** SUPPLIED DATA **

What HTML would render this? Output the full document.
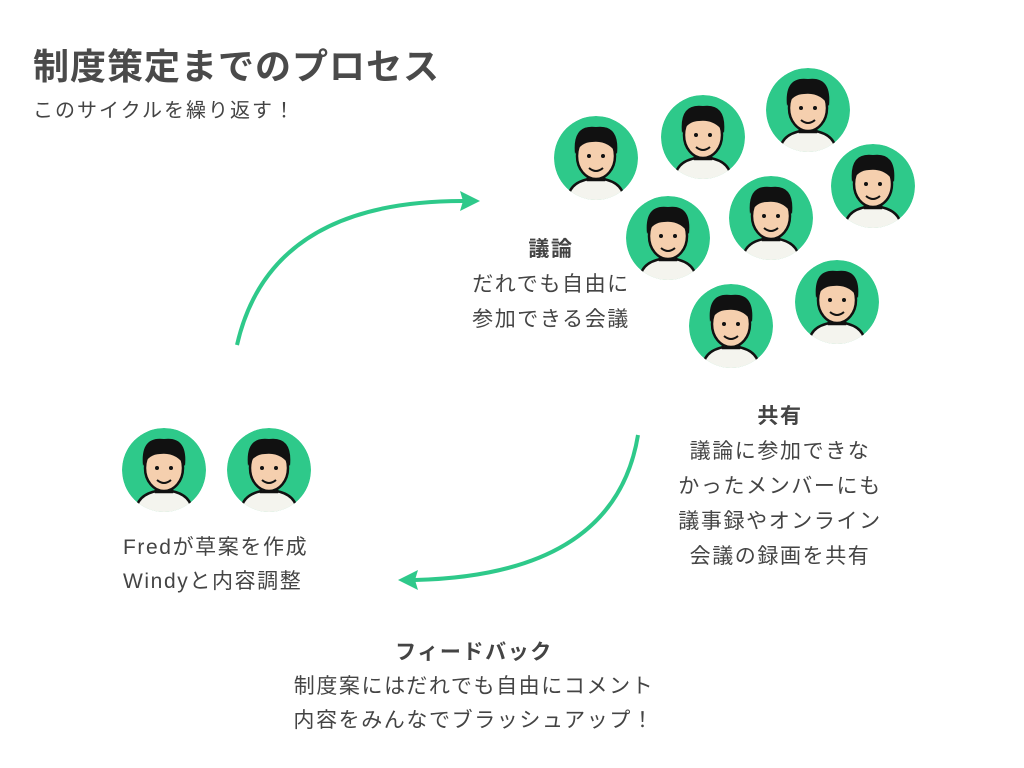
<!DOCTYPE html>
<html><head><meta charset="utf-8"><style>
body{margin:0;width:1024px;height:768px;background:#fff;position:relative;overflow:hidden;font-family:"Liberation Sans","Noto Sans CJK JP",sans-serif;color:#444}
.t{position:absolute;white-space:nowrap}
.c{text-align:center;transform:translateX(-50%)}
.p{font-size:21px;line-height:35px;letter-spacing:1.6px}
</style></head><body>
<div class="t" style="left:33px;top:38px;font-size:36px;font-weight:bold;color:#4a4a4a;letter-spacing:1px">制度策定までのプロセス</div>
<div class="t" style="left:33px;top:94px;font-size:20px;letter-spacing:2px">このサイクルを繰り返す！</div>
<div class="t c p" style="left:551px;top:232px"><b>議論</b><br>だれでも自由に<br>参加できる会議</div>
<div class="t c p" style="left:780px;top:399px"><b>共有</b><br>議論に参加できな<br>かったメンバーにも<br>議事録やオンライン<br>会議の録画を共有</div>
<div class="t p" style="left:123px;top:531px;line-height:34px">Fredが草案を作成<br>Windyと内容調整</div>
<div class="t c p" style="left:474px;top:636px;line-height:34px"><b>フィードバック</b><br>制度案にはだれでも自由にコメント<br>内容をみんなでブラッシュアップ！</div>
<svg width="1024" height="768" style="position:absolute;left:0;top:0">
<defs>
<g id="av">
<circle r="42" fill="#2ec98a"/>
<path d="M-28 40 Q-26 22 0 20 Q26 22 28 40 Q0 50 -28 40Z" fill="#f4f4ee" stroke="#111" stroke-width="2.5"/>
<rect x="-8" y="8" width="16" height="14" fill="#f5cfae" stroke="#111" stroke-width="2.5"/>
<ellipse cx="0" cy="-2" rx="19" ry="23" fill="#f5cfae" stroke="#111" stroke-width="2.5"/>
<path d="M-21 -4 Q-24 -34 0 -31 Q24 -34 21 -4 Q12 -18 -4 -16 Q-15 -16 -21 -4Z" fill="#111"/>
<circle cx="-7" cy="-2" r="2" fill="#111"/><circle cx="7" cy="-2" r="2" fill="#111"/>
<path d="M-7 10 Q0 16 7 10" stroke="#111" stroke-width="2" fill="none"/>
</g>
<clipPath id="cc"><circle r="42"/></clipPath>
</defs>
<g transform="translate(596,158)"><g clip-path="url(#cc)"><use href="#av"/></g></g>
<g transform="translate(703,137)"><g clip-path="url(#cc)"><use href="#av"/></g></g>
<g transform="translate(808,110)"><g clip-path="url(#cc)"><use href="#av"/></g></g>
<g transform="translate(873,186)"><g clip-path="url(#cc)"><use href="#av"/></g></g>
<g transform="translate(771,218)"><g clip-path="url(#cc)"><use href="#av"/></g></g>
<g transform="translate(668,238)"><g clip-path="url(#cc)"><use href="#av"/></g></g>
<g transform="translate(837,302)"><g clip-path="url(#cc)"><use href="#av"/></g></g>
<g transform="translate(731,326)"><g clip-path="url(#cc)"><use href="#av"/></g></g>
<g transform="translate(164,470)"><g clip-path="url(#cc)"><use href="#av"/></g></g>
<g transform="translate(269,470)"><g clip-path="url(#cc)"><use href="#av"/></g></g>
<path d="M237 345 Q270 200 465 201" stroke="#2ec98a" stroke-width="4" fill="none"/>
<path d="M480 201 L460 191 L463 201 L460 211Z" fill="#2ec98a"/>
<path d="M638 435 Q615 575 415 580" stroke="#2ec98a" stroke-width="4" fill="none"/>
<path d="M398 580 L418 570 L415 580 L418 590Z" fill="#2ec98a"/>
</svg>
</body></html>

** EXERCISE PROMPT **
Each line above is to be copied verbatim. Drop any image from the copy.

** WRITTEN RESPONSE **
What HTML would render this? Output the full document.
<!DOCTYPE html>
<html><head><meta charset="utf-8"><style>
body{margin:0;width:1024px;height:768px;background:#fff;position:relative;overflow:hidden;font-family:"Liberation Sans","Noto Sans CJK JP",sans-serif;color:#444}
.t{position:absolute;white-space:nowrap}
.c{text-align:center;transform:translateX(-50%)}
.p{font-size:21px;line-height:35px;letter-spacing:1.6px}
</style></head><body>
<div class="t" style="left:33px;top:38px;font-size:36px;font-weight:bold;color:#4a4a4a;letter-spacing:1px">制度策定までのプロセス</div>
<div class="t" style="left:33px;top:94px;font-size:20px;letter-spacing:2px">このサイクルを繰り返す！</div>
<div class="t c p" style="left:551px;top:232px"><b>議論</b><br>だれでも自由に<br>参加できる会議</div>
<div class="t c p" style="left:780px;top:399px"><b>共有</b><br>議論に参加できな<br>かったメンバーにも<br>議事録やオンライン<br>会議の録画を共有</div>
<div class="t p" style="left:123px;top:531px;line-height:34px">Fredが草案を作成<br>Windyと内容調整</div>
<div class="t c p" style="left:474px;top:636px;line-height:34px"><b>フィードバック</b><br>制度案にはだれでも自由にコメント<br>内容をみんなでブラッシュアップ！</div>
<svg width="1024" height="768" style="position:absolute;left:0;top:0">
<defs>
<g id="av">
<circle r="42" fill="#2ec98a"/>
<path d="M-28 40 Q-26 22 0 20 Q26 22 28 40 Q0 50 -28 40Z" fill="#f4f4ee" stroke="#111" stroke-width="2.5"/>
<rect x="-8" y="8" width="16" height="14" fill="#f5cfae" stroke="#111" stroke-width="2.5"/>
<ellipse cx="0" cy="-2" rx="19" ry="23" fill="#f5cfae" stroke="#111" stroke-width="2.5"/>
<path d="M-21 -4 Q-24 -34 0 -31 Q24 -34 21 -4 Q12 -18 -4 -16 Q-15 -16 -21 -4Z" fill="#111"/>
<circle cx="-7" cy="-2" r="2" fill="#111"/><circle cx="7" cy="-2" r="2" fill="#111"/>
<path d="M-7 10 Q0 16 7 10" stroke="#111" stroke-width="2" fill="none"/>
</g>
<clipPath id="cc"><circle r="42"/></clipPath>
</defs>
<g transform="translate(596,158)"><g clip-path="url(#cc)"><use href="#av"/></g></g>
<g transform="translate(703,137)"><g clip-path="url(#cc)"><use href="#av"/></g></g>
<g transform="translate(808,110)"><g clip-path="url(#cc)"><use href="#av"/></g></g>
<g transform="translate(873,186)"><g clip-path="url(#cc)"><use href="#av"/></g></g>
<g transform="translate(771,218)"><g clip-path="url(#cc)"><use href="#av"/></g></g>
<g transform="translate(668,238)"><g clip-path="url(#cc)"><use href="#av"/></g></g>
<g transform="translate(837,302)"><g clip-path="url(#cc)"><use href="#av"/></g></g>
<g transform="translate(731,326)"><g clip-path="url(#cc)"><use href="#av"/></g></g>
<g transform="translate(164,470)"><g clip-path="url(#cc)"><use href="#av"/></g></g>
<g transform="translate(269,470)"><g clip-path="url(#cc)"><use href="#av"/></g></g>
<path d="M237 345 Q270 200 465 201" stroke="#2ec98a" stroke-width="4" fill="none"/>
<path d="M480 201 L460 191 L463 201 L460 211Z" fill="#2ec98a"/>
<path d="M638 435 Q615 575 415 580" stroke="#2ec98a" stroke-width="4" fill="none"/>
<path d="M398 580 L418 570 L415 580 L418 590Z" fill="#2ec98a"/>
</svg>
</body></html>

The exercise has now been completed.